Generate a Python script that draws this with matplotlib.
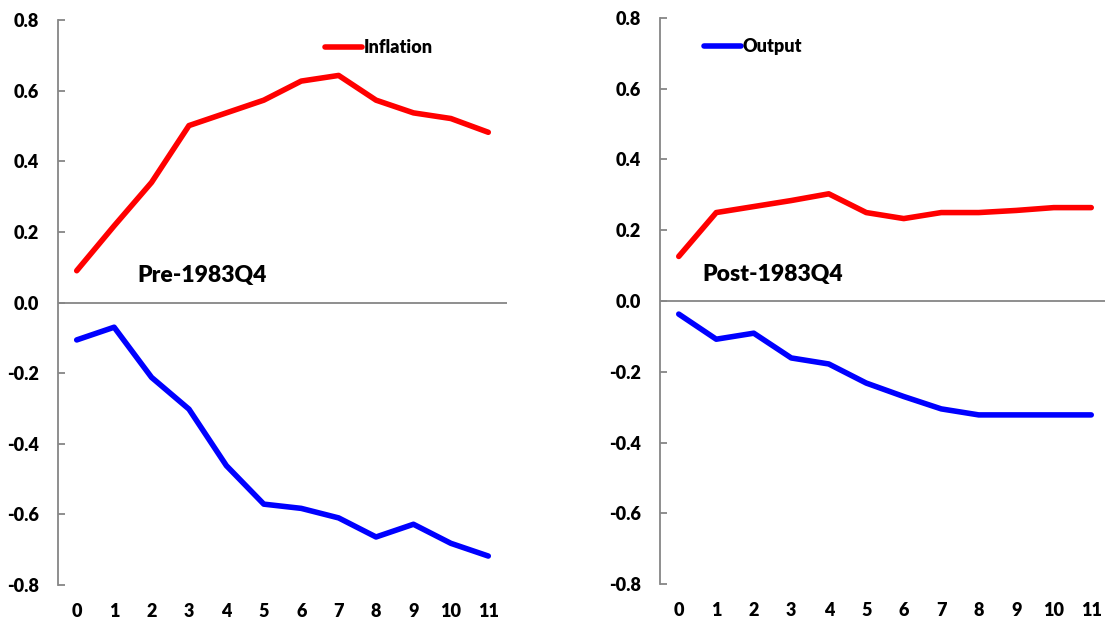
import matplotlib
matplotlib.use("Agg")
import matplotlib.pyplot as plt

plt.rcParams['font.family'] = ['Lato', 'DejaVu Sans']
plt.rcParams['font.weight'] = 'bold'

# impulse responses, quarters 0..11
quarters = list(range(12))
pre_inflation = [0.09, 0.217, 0.340, 0.501, 0.537, 0.573, 0.627, 0.643, 0.573, 0.537, 0.521, 0.482]
pre_output = [-0.106, -0.070, -0.212, -0.302, -0.462, -0.571, -0.583, -0.610, -0.664, -0.628, -0.682, -0.718]
post_inflation = [0.126, 0.250, 0.267, 0.284, 0.303, 0.250, 0.233, 0.250, 0.250, 0.256, 0.264, 0.264]
post_output = [-0.037, -0.108, -0.091, -0.161, -0.178, -0.232, -0.270, -0.305, -0.322, -0.322, -0.322, -0.322]
y_ticks = [-0.8, -0.6, -0.4, -0.2, 0.0, 0.2, 0.4, 0.6, 0.8]

RED = '#FF0000'
BLUE = '#0000FF'
GRAY = '#868686'

fig = plt.figure(figsize=(11.05, 6.2), dpi=100)
ax1 = fig.add_axes([58 / 1105, 1 - 585 / 620, 449 / 1105, 565 / 620])
ax2 = fig.add_axes([660 / 1105, 1 - 584 / 620, 450 / 1105, 566 / 620])


def style_axis(ax):
    ax.set_xlim(-0.5, 11.5)
    ax.set_ylim(-0.8, 0.8)
    ax.set_yticks(y_ticks)
    ax.set_yticklabels(['%.1f' % v for v in y_ticks])
    ax.set_xticks(quarters)
    ax.set_xticklabels([str(q) for q in quarters])
    for s in ['top', 'right', 'bottom']:
        ax.spines[s].set_visible(False)
    ax.spines['left'].set_color(GRAY)
    ax.spines['left'].set_linewidth(1.3)
    ax.axhline(0, color=GRAY, lw=1.3, zorder=1)
    ax.tick_params(axis='y', direction='in', length=5, width=1.3, color=GRAY,
                   pad=14, labelsize=13)
    ax.tick_params(axis='x', length=0, pad=13, labelsize=13)
    for lab in ax.get_xticklabels() + ax.get_yticklabels():
        lab.set_fontweight('heavy')


def add_legend(ax, x, y):
    ax.legend(loc='center left', bbox_to_anchor=(x, y), frameon=False,
              borderpad=0, borderaxespad=0, handlelength=2.05, handletextpad=0.1,
              prop={'weight': 'heavy', 'size': 13})


line_kw = dict(lw=4, solid_capstyle='round', solid_joinstyle='round', zorder=3)

ax1.plot(quarters, pre_inflation, color=RED, label='Inflation', **line_kw)
ax1.plot(quarters, pre_output, color=BLUE, **line_kw)
style_axis(ax1)
add_legend(ax1, 0.595, 0.951)
ax1.text(1.61, 0.076, 'Pre-1983Q4', fontsize=16.5, fontweight='heavy', ha='left', va='center')

ax2.plot(quarters, post_inflation, color=RED, **line_kw)
ax2.plot(quarters, post_output, color=BLUE, label='Output', **line_kw)
style_axis(ax2)
add_legend(ax2, 0.098, 0.949)
ax2.text(0.62, 0.075, 'Post-1983Q4', fontsize=16.5, fontweight='heavy', ha='left', va='center')

fig.savefig('out.png', dpi=100)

• The problem: Pictures are excluded: retype only the lines from the beginning of the listing above through the line with "lab.set_fontweight('heavy')", both included.

• Output below:
Generate a Python script that draws this with matplotlib.
import matplotlib
matplotlib.use("Agg")
import matplotlib.pyplot as plt

plt.rcParams['font.family'] = ['Lato', 'DejaVu Sans']
plt.rcParams['font.weight'] = 'bold'

# impulse responses, quarters 0..11
quarters = list(range(12))
pre_inflation = [0.09, 0.217, 0.340, 0.501, 0.537, 0.573, 0.627, 0.643, 0.573, 0.537, 0.521, 0.482]
pre_output = [-0.106, -0.070, -0.212, -0.302, -0.462, -0.571, -0.583, -0.610, -0.664, -0.628, -0.682, -0.718]
post_inflation = [0.126, 0.250, 0.267, 0.284, 0.303, 0.250, 0.233, 0.250, 0.250, 0.256, 0.264, 0.264]
post_output = [-0.037, -0.108, -0.091, -0.161, -0.178, -0.232, -0.270, -0.305, -0.322, -0.322, -0.322, -0.322]
y_ticks = [-0.8, -0.6, -0.4, -0.2, 0.0, 0.2, 0.4, 0.6, 0.8]

RED = '#FF0000'
BLUE = '#0000FF'
GRAY = '#868686'

fig = plt.figure(figsize=(11.05, 6.2), dpi=100)
ax1 = fig.add_axes([58 / 1105, 1 - 585 / 620, 449 / 1105, 565 / 620])
ax2 = fig.add_axes([660 / 1105, 1 - 584 / 620, 450 / 1105, 566 / 620])


def style_axis(ax):
    ax.set_xlim(-0.5, 11.5)
    ax.set_ylim(-0.8, 0.8)
    ax.set_yticks(y_ticks)
    ax.set_yticklabels(['%.1f' % v for v in y_ticks])
    ax.set_xticks(quarters)
    ax.set_xticklabels([str(q) for q in quarters])
    for s in ['top', 'right', 'bottom']:
        ax.spines[s].set_visible(False)
    ax.spines['left'].set_color(GRAY)
    ax.spines['left'].set_linewidth(1.3)
    ax.axhline(0, color=GRAY, lw=1.3, zorder=1)
    ax.tick_params(axis='y', direction='in', length=5, width=1.3, color=GRAY,
                   pad=14, labelsize=13)
    ax.tick_params(axis='x', length=0, pad=13, labelsize=13)
    for lab in ax.get_xticklabels() + ax.get_yticklabels():
        lab.set_fontweight('heavy')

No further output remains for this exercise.